Able counsel for plaintiff has additionally referred us to the recent case of Jones v. Orleans Parish School Bd., supra. In that case, our learned brethren of the Fourth Circuit appear to hold that in calculating the earning differential of an employee for purposes of fixing the extent of recovery for partial disability under LSA-R.S. 23:1221(3), one must use the sum of the salaries earned by such partially disabled employee from all employment at time of injury. Although the court in Jones was concerned with the calculation of benefits due under a different section of the Workmen’s Compensation Act, we acknowledge that the holding in Jones does lend support to the position which plaintiff advocates. We respectfully disagree with the holding in Jones, supra, and decline to follow same.
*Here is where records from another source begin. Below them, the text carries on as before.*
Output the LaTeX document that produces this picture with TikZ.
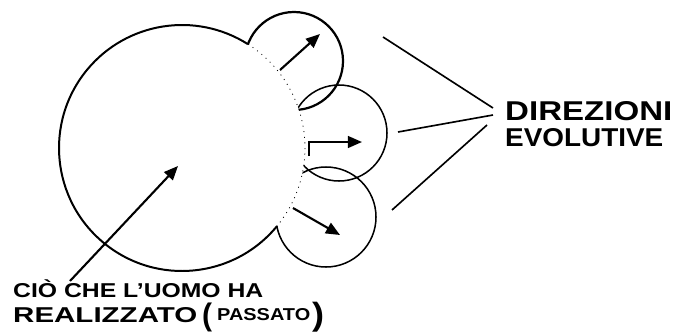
\documentclass[tikz,border=0pt]{standalone}
\usepackage{fontspec}
\setmainfont{Liberation Sans}
\usetikzlibrary{arrows.meta,calc}
\begin{document}
\begin{tikzpicture}[x=0.03cm,y=-0.03cm,
  ring/.style={line width=1.3pt,black},
  bigring/.style={line width=1.7pt,black},
  faint/.style={line width=0.7pt,dash pattern=on 0.8pt off 4pt},
  pointer/.style={line width=1.8pt,-{Triangle[length=12pt,width=10pt]}},
  ray/.style={line width=1.4pt},
  lbl/.style={inner sep=0pt,anchor=north west,font=\bfseries}]
\useasboundingbox (0,0) rectangle (683,332);
\fill[white] (0,0) rectangle (683,332);
% centres
\coordinate (B) at (182,148);
\coordinate (T) at (294,61);
\coordinate (M) at (339,133);
\coordinate (D) at (326,217);
% big circle: solid outside the small circles, faint inside them
\draw[bigring] ($(B)+(39.4:123)$) arc[start angle=39.4,end angle=302.4,radius=123];
\draw[faint] ($(B)+(-57.6:123)$) arc[start angle=-57.6,end angle=39.4,radius=123];
% small circles, only outside the big one
\begin{scope}[even odd rule]
  \clip (0,0) rectangle (683,332) (B) circle[radius=123];
  \draw[ring,line width=1.9pt] (T) circle[radius=49];
  \draw[ring] (M) circle[radius=48];
  \draw[ring] (D) circle[radius=50];
\end{scope}
% arrows
\coordinate (a1s) at (280,70);  \coordinate (a1e) at (320,34);
\coordinate (a2s) at (309,156); \coordinate (a2e) at (362,142);
\coordinate (a3s) at (293,208); \coordinate (a3e) at (340,235);
\coordinate (a4s) at (70,281);  \coordinate (a4e) at (178,166);
\draw[pointer] (a1s) -- (a1e);
\draw[pointer] (a2s) |- (a2e);
\draw[pointer] (a3s) -- (a3e);
\draw[pointer] (a4s) -- (a4e);
% rays
\coordinate (r1s) at (383,37);  \coordinate (r1e) at (493,108);
\coordinate (r2s) at (398,132); \coordinate (r2e) at (493,115);
\coordinate (r3s) at (392,210); \coordinate (r3e) at (487,125);
\draw[ray] (r1s) -- (r1e);
\draw[ray] (r2s) -- (r2e);
\draw[ray] (r3s) -- (r3e);
% labels
\node[lbl] (dir) at (505,101) {\resizebox{5.01cm}{0.57cm}{DIREZIONI}};
\node[lbl] (evo) at (505,128) {\resizebox{4.74cm}{0.54cm}{EVOLUTIVE}};
\node[lbl] (l1) at (13,283) {\resizebox{7.5cm}{0.42cm}{CI\smash{Ò} CHE L'UOMO HA}};
\node[lbl] (l2) at (13,307) {\resizebox{5.52cm}{0.45cm}{REALIZZATO}};
\node[lbl] (lp) at (202,303) {\resizebox*{0.3cm}{0.87cm}{(}};
\node[lbl] (pa) at (217,308) {\resizebox{2.79cm}{0.36cm}{PASSATO}};
\node[lbl] (rp) at (312,302) {\resizebox*{0.36cm}{0.9cm}{)}};
\end{tikzpicture}
\end{document}
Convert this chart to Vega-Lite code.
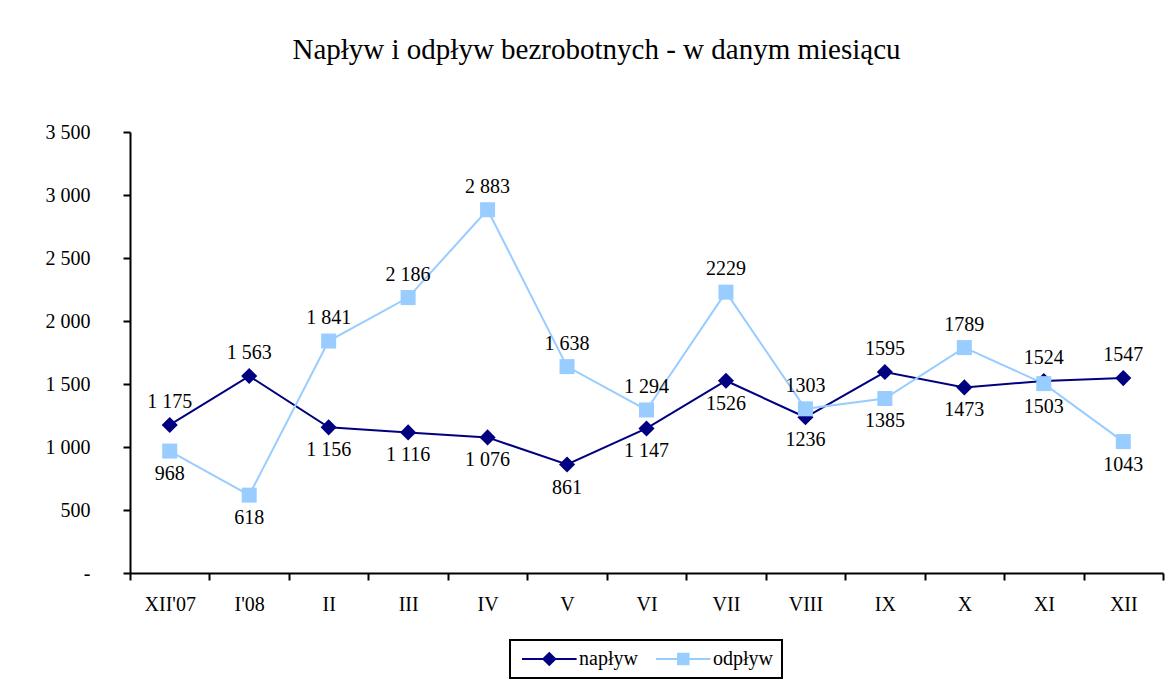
{
  "$schema": "https://vega.github.io/schema/vega-lite/v6.json",
  "width": 1033,
  "height": 441,
  "autosize": "none",
  "padding": {"left": 130, "top": 132, "right": 9, "bottom": 113},
  "background": "white",
  "title": {
    "text": "Napływ i odpływ bezrobotnych - w danym miesiącu",
    "font": "Liberation Serif",
    "fontSize": 29,
    "fontWeight": "normal",
    "color": "black",
    "anchor": "middle",
    "dx": -50,
    "offset": 57
  },
  "config": {
    "view": {"stroke": null},
    "legend": {"strokeWidth": 2},
    "axis": {
      "labelFont": "Liberation Serif",
      "labelFontSize": 20,
      "labelFontWeight": "normal",
      "labelColor": "black",
      "domainColor": "black",
      "domainWidth": 2,
      "tickColor": "black",
      "tickWidth": 2,
      "tickSize": 7,
      "grid": false,
      "title": null
    }
  },
  "data": {
    "values": [
      {"month": "XII'07", "series": "napływ", "value": 1175, "label": "1 175", "pos": "above"},
      {"month": "I'08", "series": "napływ", "value": 1563, "label": "1 563", "pos": "above"},
      {"month": "II", "series": "napływ", "value": 1156, "label": "1 156", "pos": "below"},
      {"month": "III", "series": "napływ", "value": 1116, "label": "1 116", "pos": "below"},
      {"month": "IV", "series": "napływ", "value": 1076, "label": "1 076", "pos": "below"},
      {"month": "V", "series": "napływ", "value": 861, "label": "861", "pos": "below"},
      {"month": "VI", "series": "napływ", "value": 1147, "label": "1 147", "pos": "below"},
      {"month": "VII", "series": "napływ", "value": 1526, "label": "1526", "pos": "below"},
      {"month": "VIII", "series": "napływ", "value": 1236, "label": "1236", "pos": "below"},
      {"month": "IX", "series": "napływ", "value": 1595, "label": "1595", "pos": "above"},
      {"month": "X", "series": "napływ", "value": 1473, "label": "1473", "pos": "below"},
      {"month": "XI", "series": "napływ", "value": 1524, "label": "1524", "pos": "above"},
      {"month": "XII", "series": "napływ", "value": 1547, "label": "1547", "pos": "above"},
      {"month": "XII'07", "series": "odpływ", "value": 968, "label": "968", "pos": "below"},
      {"month": "I'08", "series": "odpływ", "value": 618, "label": "618", "pos": "below"},
      {"month": "II", "series": "odpływ", "value": 1841, "label": "1 841", "pos": "above"},
      {"month": "III", "series": "odpływ", "value": 2186, "label": "2 186", "pos": "above"},
      {"month": "IV", "series": "odpływ", "value": 2883, "label": "2 883", "pos": "above"},
      {"month": "V", "series": "odpływ", "value": 1638, "label": "1 638", "pos": "above"},
      {"month": "VI", "series": "odpływ", "value": 1294, "label": "1 294", "pos": "above"},
      {"month": "VII", "series": "odpływ", "value": 2229, "label": "2229", "pos": "above"},
      {"month": "VIII", "series": "odpływ", "value": 1303, "label": "1303", "pos": "above"},
      {"month": "IX", "series": "odpływ", "value": 1385, "label": "1385", "pos": "below"},
      {"month": "X", "series": "odpływ", "value": 1789, "label": "1789", "pos": "above"},
      {"month": "XI", "series": "odpływ", "value": 1503, "label": "1503", "pos": "below"},
      {"month": "XII", "series": "odpływ", "value": 1043, "label": "1043", "pos": "below"}
    ]
  },
  "encoding": {
    "x": {
      "field": "month",
      "type": "ordinal",
      "sort": null,
      "scale": {"type": "band", "paddingInner": 0, "paddingOuter": 0},
      "axis": {"labelAngle": 0, "tickBand": "extent", "labelPadding": 14, "labelFontSize": 20}
    },
    "y": {
      "field": "value",
      "type": "quantitative",
      "scale": {"domain": [0, 3500], "nice": false},
      "axis": {
        "values": [0, 500, 1000, 1500, 2000, 2500, 3000, 3500],
        "labelPadding": 33,
        "labelFontSize": 20,
        "labelExpr": "datum.value == 0 ? '-' : replace(format(datum.value, ','), ',', ' ')"
      }
    }
  },
  "layer": [
    {
      "mark": {"type": "line", "strokeWidth": 2},
      "encoding": {
        "color": {
          "field": "series",
          "type": "nominal",
          "scale": {"domain": ["napływ", "odpływ"], "range": ["#000080", "#99CCFF"]},
          "legend": null
        }
      }
    },
    {
      "mark": {"type": "point", "filled": true, "opacity": 1},
      "encoding": {
        "color": {
          "field": "series",
          "type": "nominal",
          "scale": {"domain": ["napływ", "odpływ"], "range": ["#000080", "#99CCFF"]},
          "legend": null
        },
        "size": {
          "field": "series",
          "type": "nominal",
          "scale": {"domain": ["napływ", "odpływ"], "range": [260, 225]},
          "legend": null
        },
        "shape": {
          "field": "series",
          "type": "nominal",
          "scale": {"domain": ["napływ", "odpływ"], "range": ["diamond", "square"]},
          "legend": null
        }
      }
    },
    {
      "transform": [{"filter": "datum.pos == 'above'"}],
      "mark": {"type": "text", "font": "Liberation Serif", "fontSize": 20, "color": "black", "dy": -23},
      "encoding": {"text": {"field": "label"}}
    },
    {
      "transform": [{"filter": "datum.pos == 'below'"}],
      "mark": {"type": "text", "font": "Liberation Serif", "fontSize": 20, "color": "black", "dy": 23},
      "encoding": {"text": {"field": "label"}}
    },
    {
      "mark": {"type": "point", "filled": true, "opacity": 1, "size": 0, "strokeWidth": 2},
      "encoding": {
        "color": {
          "field": "series",
          "type": "nominal",
          "scale": {"domain": ["napływ", "odpływ"], "range": ["#000080", "#99CCFF"]},
          "legend": {
            "orient": "none",
            "legendX": 380,
            "legendY": 508,
            "direction": "horizontal",
            "title": null,
            "labelFont": "Liberation Serif",
            "labelFontSize": 20,
            "labelColor": "black",
            "strokeColor": "black",
            "padding": 9,
            "symbolSize": 196,
            "symbolStrokeWidth": 2,
            "labelOffset": 40,
            "columnPadding": 14
          }
        },
        "stroke": {
          "field": "series",
          "type": "nominal",
          "scale": {"domain": ["napływ", "odpływ"], "range": ["#000080", "#99CCFF"]},
          "legend": {
            "orient": "none",
            "legendX": 380,
            "legendY": 508,
            "direction": "horizontal",
            "title": null,
            "labelFont": "Liberation Serif",
            "labelFontSize": 20,
            "labelColor": "black",
            "strokeColor": "black",
            "padding": 9,
            "symbolSize": 196,
            "symbolStrokeWidth": 2,
            "labelOffset": 40,
            "columnPadding": 14
          }
        },
        "shape": {
          "field": "series",
          "type": "nominal",
          "scale": {
            "domain": ["napływ", "odpływ"],
            "range": ["M-1,0H6.8M2.05,0L2.9,-0.85L3.75,0L2.9,0.85Z", "M-1,0H6.8M2.15,-0.75H3.65V0.75H2.15Z"]
          },
          "legend": {
            "orient": "none",
            "legendX": 380,
            "legendY": 508,
            "direction": "horizontal",
            "title": null,
            "labelFont": "Liberation Serif",
            "labelFontSize": 20,
            "labelColor": "black",
            "strokeColor": "black",
            "padding": 9,
            "symbolSize": 196,
            "symbolStrokeWidth": 2,
            "labelOffset": 40,
            "columnPadding": 14
          }
        }
      }
    }
  ],
  "resolve": {"scale": {"shape": "independent", "color": "independent", "stroke": "independent", "size": "independent"}}
}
In our view Louisiana’s workmen’s compensation law clearly and explicitly limits the employer’s liability for workmen’s compensation benefits to a statutorily fixed percentage of the “average weekly wage” paid by the responsible employer to the employee (subject to minimum and maximum benefits). In our opinion, although our law, as presently constituted, may in certain isolated cases, such as the instant case, not fully provide for loss of earning capacity, to fix an employer’s liability for payment of benefits on all income of the employee, regardless of the source, would be patently unfair to the employer responsible for the payment of benefits.
2 Guillory argues that the legislature’s 1991 amendment of La.R.S. 23:1021(12)
makes Lott no longer relevant. The statute states in pertinent part:
(iv) A part-time employee, as defined in R.S. 23:1021(9) and who is employed by two or more different employers in two or more successive employments, shall be entitled to receive benefits as follows:
(aa) If an employee is employed by two or more different employers in two or more successive employments and the employee incurs a compensable injury under the provisions of this Chapter in one of the employments, the employer in whose service the employee was injured shall pay the benefits due the employee as provided in this Chapter.
(bb) If the employee is a part-time employee in one of the successive employments, is injured in that employment, but as a result of the injury also incurs loss of income from other successive employments, that employee shall be entitled to benefits computed by determining wages under the provisions of this Subsection using his hourly rate in employment at the time of injury and using the total hours worked for all employers of the part-time employee, but not to exceed his average, actual weekly hours worked or forty hours weekly, whichever is less.
The amendment clearly carves out an exception to Lott by allowing a part-time
employee injured at his part-time employment to cumulate wages from another
unrelated part-time or full-time employer. However, the statute specifically limits the
number of hours to be used in the calculation to forty. That limitation squarely
addresses the issue before us. Guillory was injured at his full-time job and, therefore,
any cumulation with an unrelated employer would take him beyond the forty-hour
limit.
Guillory next directs our attention to Mitchell v. Winnfield Holding Corp., 03-
677 (La.App. 3 Cir. 12/17/03), 861 So.2d 931, writ denied, 04-0191 (La. 4/02/04),
869 So.2d 878, wherein this court allowed cumulation of wages from claimant’s part-
time and full-time employment. The critical distinguishing feature in Mitchell is that
the claimant was employed by one owner.
3 One critical tradeoff in the workers’ compensation scheme is that while the
employer “was deprived of the defenses afforded to him by the general law and he
was assured that, in case any of his employees were injured, they would be entitled
to no more than the amount stipulated in the statute as compensation during the
period of disability.” Atchison v. May, 201 La.